Être au ras, cela permet d'accueillir une inscription au monde qui ne soit ni peinture ni écriture, trop visibles, trop connues. C'est se laisser déborder de part en part par la puissance du pigment qui vous en met plein la vue, non pour vous aveugler mais pour meugler, souiller, étriller, caresser, crier, touiller, pour laisser éclater tous les accents d'une touche qui ne se répète pas, car cette touche tient du toucher. Et avoir du toucher, c'est être sensible au moindre accent de la matière, au moindre changement d'affect, au moindre crépitement d'angoisse ou de scansion qui vous dévore et vous délivre à la fois. Vous fait vibrer. Vibrer.

 

Si donc, cette matière affolée, ce rouge virulent, ces ciselures stridentes ne sont ni oeuvre de peinture ni oeuvre d'écriture, pourtant deux activités que semblent détenir l'auteur, c'est qu'il s'agit d'un geste plus furtif et plus spectral à la fois, un geste d'inscription. Ce geste effleure et laisse affleurer, il laisse des traces et non des marques. Ce geste scande l'espace mais ne le suppose pas, ne le supporte pas. Le geste d'inscription ne supporte rien. Il laisse advenir la variation imperceptible du proche et du lointain : il espace et étrange l'étendue spatiale. Le geste d'inscription est un raz de marée. Il déborde le cadre des représentations.

 

C'est pour cela, quand il y a inscription, qu'il n'y a pas à proprement parler de représentation. Ni figurale, ni abstraite. Ni expressionniste ni intimiste. L'inscription est là, non devant nous, mais hors de nous, hors de nos représentations. Ni actuelle, ni virtuelle, elle hante toujours les lieux et devance toute proposition.

 

Cette matière rouge qui vribrillonne, crépite, flammèche, donne corps à ce qui échappe à tout projet, à toute détermination intelligible, à toute construction savante. Ce corps, comme inscription dans le monde, n'est ni immanent ni transcendant. Car le corps est imminent. Ce que l'on sent, que l'on ressent, ce n'est pas une présence ou une absence, c'est l'imminence du « ÇA ARRIVE ». Avec tous ses accents : « Ça arrive ? », «Ça arrive... », « Ça arrive ! »... Au ras du rouge, il y a tous ces doutes et tous ces accents.

 

Affectant et affectés. Jamais le même, jamais non plus complètement autre. Dans le « ça arrive », il y a toujours une hantise qui déborde la perception et la cognition. Car les traces sont toujours en retenues, elles retiennent quelque chose qui ne se présente pas devant nous. Les traces qui affleurent là, comme une houle incessante de « x », comme des noeuds, des intrications, des intrigues, appellent des traces qui ne se sont pas pleinement effectuées.

 

En suspend, en suspens, devançantes, survivantes ou surgissantes, les traces sont visionnaires et ouvrent des aires de vision.
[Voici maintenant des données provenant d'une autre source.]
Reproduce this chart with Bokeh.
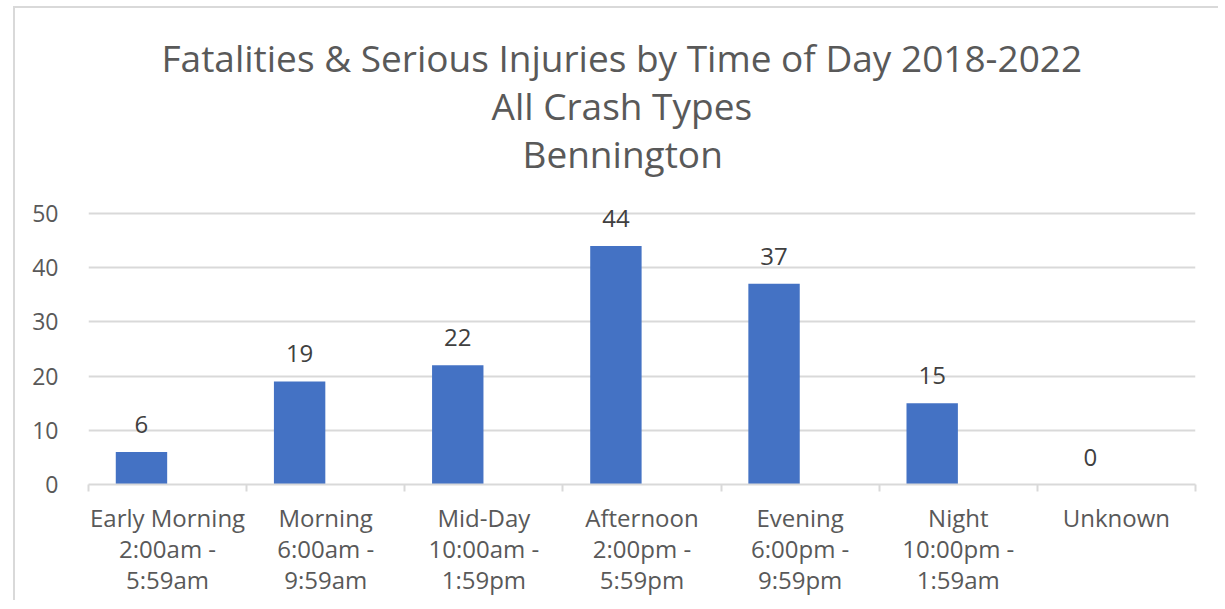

La vision antécède toute vue, mais elle n'est pas une vue de l'esprit. Une vision, c'est une intuition charnelle, sensible, troublante. Et la vision de ces traces au ras du rouge rature la raison pour raviver les corps, leurs mémoires et leurs failles. Comme une fracture ouverte, ce rouge palpitant fait tache.

 

L'oeuvre de Thierry Rat, c'est l'inconnu qui lui a fait la peau... et qui se répand en-corps et en-corps.